What is the network that sustains this object?
Rather than a single object, diffusion is treated here as a network of meanings that binds together a technique from physics (diffusion), an algorithm for image generation, a model (Stable Diffusion), an operative metaphor relevant to cultural analysis and by extension a company (Stability AI) and its founder with roots in hedge fund investment.
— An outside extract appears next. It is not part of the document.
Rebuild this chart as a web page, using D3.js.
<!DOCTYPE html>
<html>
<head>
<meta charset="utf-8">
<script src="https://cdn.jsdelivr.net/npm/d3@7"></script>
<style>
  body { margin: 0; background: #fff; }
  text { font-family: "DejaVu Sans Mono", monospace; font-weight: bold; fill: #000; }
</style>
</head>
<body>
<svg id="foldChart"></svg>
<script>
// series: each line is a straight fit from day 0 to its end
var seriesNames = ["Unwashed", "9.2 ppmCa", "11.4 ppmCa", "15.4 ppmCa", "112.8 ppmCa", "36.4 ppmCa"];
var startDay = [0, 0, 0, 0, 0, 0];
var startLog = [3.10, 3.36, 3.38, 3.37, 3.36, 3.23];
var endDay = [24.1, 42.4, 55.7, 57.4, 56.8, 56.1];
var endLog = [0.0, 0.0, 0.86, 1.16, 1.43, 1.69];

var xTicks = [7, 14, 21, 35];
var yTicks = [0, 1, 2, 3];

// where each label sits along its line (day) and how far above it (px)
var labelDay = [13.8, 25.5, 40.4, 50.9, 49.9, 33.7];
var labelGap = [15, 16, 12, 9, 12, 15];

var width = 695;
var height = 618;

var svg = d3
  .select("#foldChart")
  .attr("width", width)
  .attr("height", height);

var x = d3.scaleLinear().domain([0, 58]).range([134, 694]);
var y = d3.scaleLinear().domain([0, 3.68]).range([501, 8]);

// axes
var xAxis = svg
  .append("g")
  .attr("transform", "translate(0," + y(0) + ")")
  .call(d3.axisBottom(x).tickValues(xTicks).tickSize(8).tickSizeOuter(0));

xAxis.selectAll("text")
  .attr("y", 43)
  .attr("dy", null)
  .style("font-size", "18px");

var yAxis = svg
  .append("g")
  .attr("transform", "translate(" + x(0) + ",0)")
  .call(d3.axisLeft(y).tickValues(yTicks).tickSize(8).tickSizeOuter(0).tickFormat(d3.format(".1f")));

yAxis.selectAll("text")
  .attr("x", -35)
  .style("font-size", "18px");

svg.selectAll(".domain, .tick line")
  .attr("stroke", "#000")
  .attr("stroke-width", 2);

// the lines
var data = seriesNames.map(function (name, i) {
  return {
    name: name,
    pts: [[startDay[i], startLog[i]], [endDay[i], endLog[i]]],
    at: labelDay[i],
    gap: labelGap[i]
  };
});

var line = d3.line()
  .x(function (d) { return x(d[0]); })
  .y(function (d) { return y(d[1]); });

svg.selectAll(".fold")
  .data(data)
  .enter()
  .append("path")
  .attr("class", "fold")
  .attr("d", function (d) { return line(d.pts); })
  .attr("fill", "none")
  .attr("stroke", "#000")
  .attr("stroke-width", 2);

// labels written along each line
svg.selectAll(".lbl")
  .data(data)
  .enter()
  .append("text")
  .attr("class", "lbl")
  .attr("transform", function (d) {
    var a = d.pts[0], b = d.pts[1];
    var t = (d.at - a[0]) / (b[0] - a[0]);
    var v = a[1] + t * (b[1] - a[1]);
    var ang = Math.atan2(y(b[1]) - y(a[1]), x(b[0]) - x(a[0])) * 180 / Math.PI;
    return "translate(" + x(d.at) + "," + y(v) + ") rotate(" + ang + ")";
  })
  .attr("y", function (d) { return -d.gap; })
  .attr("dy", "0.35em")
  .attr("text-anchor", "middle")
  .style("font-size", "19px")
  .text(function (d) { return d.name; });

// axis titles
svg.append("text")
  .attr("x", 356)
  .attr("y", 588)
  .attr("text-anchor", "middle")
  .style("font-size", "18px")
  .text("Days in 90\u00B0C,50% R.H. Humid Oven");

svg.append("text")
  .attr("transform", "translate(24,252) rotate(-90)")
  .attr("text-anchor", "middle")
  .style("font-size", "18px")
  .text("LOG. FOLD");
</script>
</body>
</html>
In her text Diffused Seeing, Joanna Zylinska aptly captures the multivalence of the term:
... the incorporation of ‘diffusion’ as both a technical and rhetorical device into many generative models is indicative of a wider tendency to build permeability and instability not only into those models’ technical infrastructures but also into our wider data and image ecologies. Technically, ‘diffusion’ is a computational process that involves iteratively removing ‘noise’ from an image, a series of mathematical procedures that leads to the production of another image. Rhetorically, ‘diffusion’ operates as a performative metaphor – one that frames and projects our understanding of generative models, their operations and their outputs. [1]
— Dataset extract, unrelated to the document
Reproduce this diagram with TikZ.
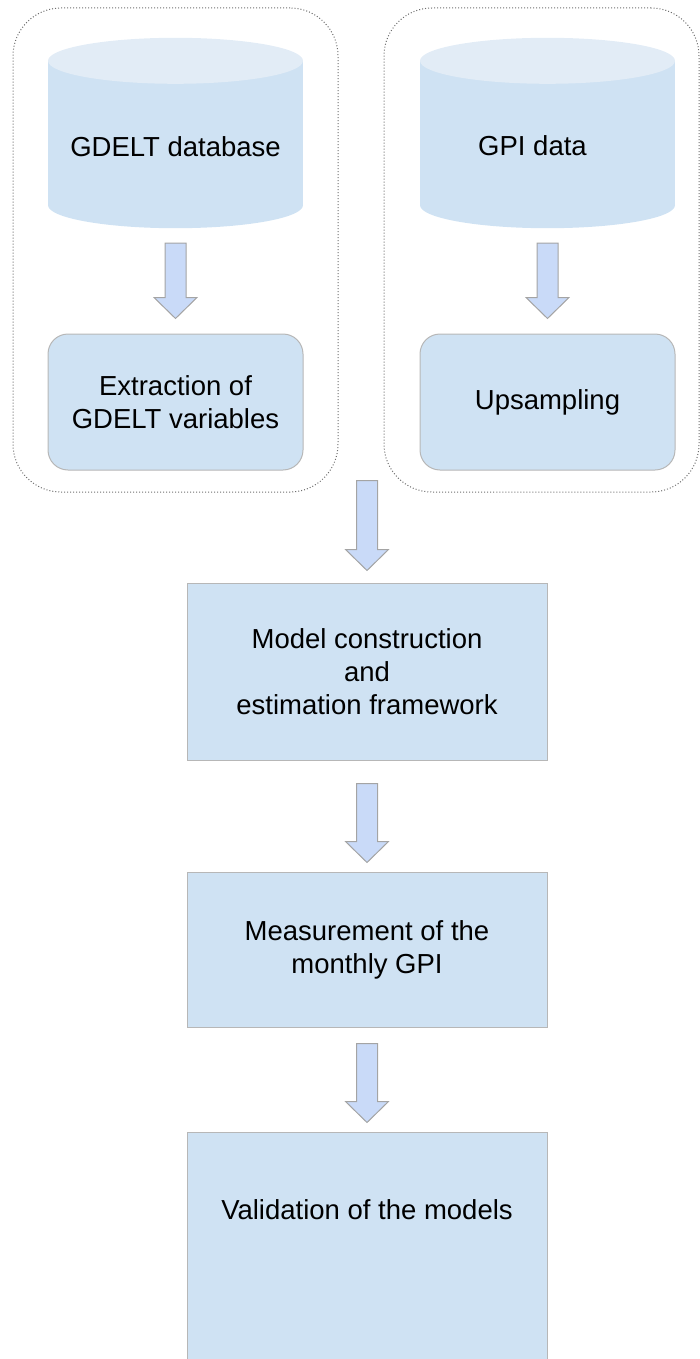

From physics to AI, the diffusion algorithm
Our first move in this network of meanings is to follow the trajectory of the concept of diffusion from the 19th century laboratory to the computer lab. If diffusion had been studied since antiquity, Adolf Fink published the first laws of diffusion" based on his experimental work in 1855. As Stanford AI researchers Russakovsky et al put it:
"In physics, the diffusion phenomenon describes the movement of particles from an area of higher concentration to a lower concentration area till an equilibrium is reached [1]. It represents a stochastic random walk of molecules"
To understand how this idea has been translated in image generation, it is worth looking at the example given by Sohl-Dickstein and colleagues (2015) who authored the seminal paper on diffusion in image generation. The author propose the following experiment: take an image and gradually apply noise to it until it becomes totally noisy; then train an algorithm to “learn” all the steps that have been applied to the image and ask it to apply them in reverse to find back the image (see #figure 1). By introducing some movement in the image, the algorithm detects some tendencies in the noise. It then gradually follows and amplifies these tendencies in order to arrive to a point where an image emerges. When the algorithm is able to recreate the original image from the noisy picture, it is said to be able to de-noise. When the algorithm is trained with billions of examples, it becomes able to generate an image from any arbitrary noisy image. And the most remarkable aspect of this process is that the algorithm is able to generalise from its training data: it is able to de-noise images that it never “saw” during the phase of training.
Another aspect of diffusion in physics is of importance in image generation can be seen at the end of the definition of the concept as stated in Wikipedia (emphasis is ours):
diffusion is the movement of a substance from a region of high concentration to a region of low concentration without bulk motion[2]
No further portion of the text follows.